Political and economic structures not only need to be in harmony with this principle, but should be structured so as to facilitate its process of emergent value. Humanity, as the emergent consciousness of nature, is responsible to use this consciousness by 'diminishing the impact of natural catastrophes, and promoting the thrust of natural evolution through its technics, science, and rationality.'[211]

The other element in social ecology which is significant towards the consideration of intrinsic value is the subjective location of value within the valuer. Humans as the only known components of nature possessing intellect and reason are the valuer of nature. There is a sort of objective intrinsic value in the whole as the previously mentioned evolutionary process, but there is no intrinsic value in life itself.[212] Ultimately, even this emergent value seen in the evolutionary process of facilitating unity and diversity, freedom, higher consciousness, and the ultimate value of self-determination, is a subjective value located in the perception of the human.

Concerning ecofeminism, there are a variety of sophisticated approaches to ecological ethics, and it is beyond the descriptive capacity of this thesis to explore them. Those elements which are particularly related to intrinsic value and associated principles relevant to this thesis will be explored. But by no means is a generalization of such a diverse discipline intended.[213]

There are a variety of approaches used within ecofeminism that are applied towards this critique. Karren Warren illustrates eight typologies of connection: (1) Historical, Typically Causal; (2) Conceptual; (3) Empirical and Experiential; (4) Symbolic; (5) Epistemological; (6) Political (Praxis); (7) Ethical; and (8) Theoretical[214]. She further comments,

'Ecological Feminism' is the name of a variety of positions that make visible different sorts of women-nature connections, claiming that an understanding of these connections is necessary for any adequate feminism, environmentalism, or environmental philosophy.[215]

It is proposed that a common theme animating most forms of ecofeminism, is that of a vision which sees a parallel relationship between the variety of principles governing the dualistic domination and objectification of male over female with the same principles governing the domination and objectification of humanity over nature. By deconstructing what is considered the essential causes of this dysfunctional relationality, ecofeminism seeks to gain insight into reconstructing a more authentic, egalitarian and holistic vision of relationships both within human society and between humanity and nature.

An implication of such an approach for intrinsic value theory is that ecofeminism does not attempt to define what aspects of the ontology of nature illustrate intrinsic value worthy of moral consideration. Rather ecofeminism seeks to offer a critique of the principles that determine the valuing process itself. This is primarily done through an examination of the parallel relationships mentioned. By way of this critique a transformation in the entire valuing system occurs, thereby creating more maturity and holism in the way relationships are perceived, and the way in which value is determined itself.

Within this thesis, two ecofeminists have had significant influence. The first, and perhaps most significant, is that of Val Plumwood. Of the above typologies, Plumwood uses a variety of methodologies including historical, ethical, epistemological and conceptual critiques regarding the relationship between humanity and nature. Challenging not only the anthropocentric and androcentric ontological paradigm of humanity, and the manner in which nature is defined and valued, but also the hierarchical dualistic dominant/subordinant paradigm of relationships between them . Thus having a direct relation to the consideration of intrinsic value.

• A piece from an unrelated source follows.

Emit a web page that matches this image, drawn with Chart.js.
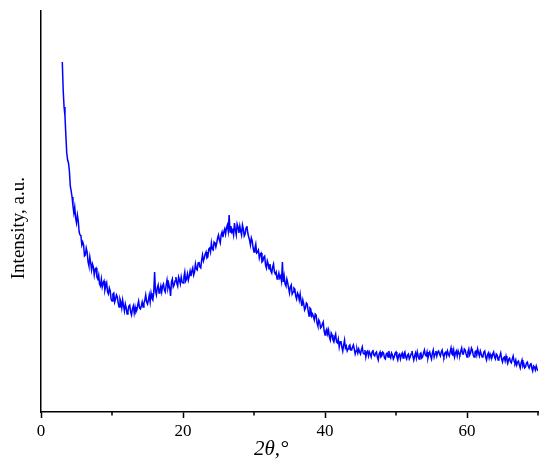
<!DOCTYPE html>
<html>
<head>
<meta charset="utf-8">
<script src="https://cdn.jsdelivr.net/npm/chart.js@4.4.1/dist/chart.umd.min.js"></script>
<style>
html,body{margin:0;padding:0;background:#fff;}
#wrap{width:550px;height:467px;position:relative;}
</style>
</head>
<body>
<div id="wrap"><canvas id="c" width="550" height="467"></canvas></div>
<script>
// 2θ sampling grid (degrees)
const twoThetaStart = 3;
const twoThetaStep = 0.125;
// Intensity (a.u.), one value per grid step (3° … 70°), 8 per degree
const intensity = [
350,322,305,296,277,259,252,249,
241,226,221,215,206,199,205,194,
189,197,191,180,177,176,167,170,
167,156,157,164,160,150,146,155,
149,142,148,145,137,143,144,135,
133,137,128,126,133,125,129,131,
122,126,129,120,118,124,121,113,
111,118,119,110,113,117,115,109,
105,113,110,104,112,106,101,108,
104,98,101,106,107,100,97,103,
106,99,105,100,102,107,111,104,
103,106,110,105,109,112,117,110,
108,112,117,110,119,114,112,119,
140,121,117,124,127,119,122,126,
120,126,128,122,120,127,132,124,
128,124,116,130,133,125,127,131,
135,129,126,135,132,128,135,130,
129,135,140,131,133,138,132,136,
141,136,141,144,137,140,148,143,
142,149,150,145,144,152,157,151,
154,158,160,154,155,163,164,160,
169,163,162,170,169,165,169,174,
177,172,169,177,180,175,180,183,
178,184,187,181,197,180,186,180,
182,177,189,182,177,188,185,179,
186,181,177,187,183,176,178,184,
186,179,175,172,167,174,171,164,
160,164,168,159,160,162,154,158,
159,150,151,155,156,147,144,151,
148,143,148,141,139,145,148,140,
138,140,133,135,139,134,136,131,
150,130,136,128,126,133,129,124,
119,125,127,118,120,124,123,116,
113,119,117,112,118,111,106,112,
108,102,104,109,108,101,96,104,
103,96,98,95,92,98,97,89,
86,92,90,84,85,88,90,81,
77,81,83,78,82,75,72,79,
77,72,70,75,78,70,69,73,
65,70,71,65,61,67,72,64,
66,61,63,66,67,62,62,65,
67,63,58,61,63,59,63,60,
58,62,65,59,58,62,55,60,
61,56,60,58,55,60,62,57,
56,59,60,55,52,58,60,55,
56,60,59,54,53,58,59,55,
61,56,54,59,57,53,55,59,
60,55,52,57,58,53,57,59,
54,58,60,55,53,57,58,53,
55,58,61,56,52,56,59,54,
60,56,53,58,59,54,55,59,
62,57,56,60,54,58,60,56,
53,59,62,55,58,61,56,60,
61,58,56,60,62,57,55,59,
60,56,61,58,56,60,64,58,
57,62,55,59,61,56,61,58,
57,61,64,58,58,63,62,58,
55,60,63,57,59,64,62,57,
55,60,61,57,63,59,56,61,
58,55,56,60,61,55,52,57,
59,54,58,55,54,58,60,55,
53,58,57,52,54,56,59,53,
50,54,55,51,56,52,49,53,
54,50,49,53,56,51,49,52,
47,50,51,47,44,49,52,46,
48,44,45,49,50,46,44,47,
49,44,41,46,45,42,46,43,
41
];
const xMajorTicks = [0, 20, 40, 60];
const xMinorTicks = [10, 30, 50, 70];
const xTitle = '2\u03B8,\u00B0';
const yTitle = 'Intensity, a.u.';

const points = intensity.map((v, i) => ({x: twoThetaStart + i * twoThetaStep, y: v}));

const minorTickPlugin = {
  id: 'minorTicks',
  afterDraw(chart) {
    const xs = chart.scales.x;
    const ctx = chart.ctx;
    const y0 = chart.chartArea.bottom;
    ctx.save();
    ctx.strokeStyle = '#000';
    ctx.lineWidth = 1.5;
    xMinorTicks.forEach(v => {
      const px = xs.getPixelForValue(v);
      ctx.beginPath();
      ctx.moveTo(px, y0);
      ctx.lineTo(px, y0 + 3.5);
      ctx.stroke();
    });
    ctx.restore();
  }
};

new Chart(document.getElementById('c'), {
  type: 'line',
  data: {
    datasets: [{
      data: points,
      borderColor: '#0000FF',
      borderWidth: 1.5,
      pointRadius: 0,
      tension: 0,
      fill: false
    }]
  },
  options: {
    responsive: false,
    animation: false,
    devicePixelRatio: 1,
    layout: {padding: {top: 11, right: 12, bottom: 0, left: 0}},
    plugins: {legend: {display: false}, tooltip: {enabled: false}},
    scales: {
      x: {
        type: 'linear',
        min: 0, max: 70,
        afterBuildTicks(scale) { scale.ticks = xMajorTicks.map(v => ({value: v})); },
        afterFit(scale) { scale.height = 55; },
        grid: {display: true, drawOnChartArea: false, drawTicks: true, tickLength: 6, tickWidth: 1.5, tickColor: '#000'},
        border: {display: true, color: '#000', width: 1.5},
        ticks: {color: '#000', padding: 3, maxRotation: 0, font: {family: '"Liberation Serif", serif', size: 17}},
        title: {display: true, text: xTitle + '\u0020\u0020\u0020\u0020\u0020\u0020\u0020', color: '#000',
          font: {family: '"Liberation Serif", serif', size: 21, style: 'italic'}, padding: {top: 0, bottom: 5}}
      },
      y: {
        type: 'linear',
        min: 0, max: 401,
        afterFit(scale) { scale.width = 41; },
        grid: {display: false},
        border: {display: true, color: '#000', width: 1.5},
        ticks: {display: false},
        title: {display: true, text: yTitle + '\u0020\u0020\u0020\u0020\u0020\u0020\u0020', color: '#000',
          font: {family: '"Liberation Serif", serif', size: 19}, padding: {top: 8, bottom: 0}}
      }
    }
  },
  plugins: [minorTickPlugin]
});
</script>
</body>
</html>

A number of the principles that Plumwood explores will be discussed in greater detail, and will form a common thread throughout the thesis. To summarize, those concerns which she explores, that are related to intrinsic value theory and this thesis are: instrumentalism, materialism, dualism, hyperseperation, backgrounding and denied dependency, homogenization, incorporation, the critique of rationalism, and the removal of teleology, agency and intentionality from nature, and the formulation of a authentic model of human ontology;[216]

The second ecofeminist to make a substantial contribution in this thesis is that of Sallie McFague.[217] She offers valuable concepts related to macrohistory and more immanent and relational theological models in a panentheistic framework. The Bahá'í view, with its apophatic elements, qualifies and stresses the metaphorical nature of the theological model of immanence more strongly than McFague. And perhaps more importantly, it lends an even greater specificity to the descriptive capacity of the model in its particular expressions of the infinite attributes of God Being revealed through all beings.

However, this does not diminish from a number of other valuable principles associated with interdependence and relationality which will be explored.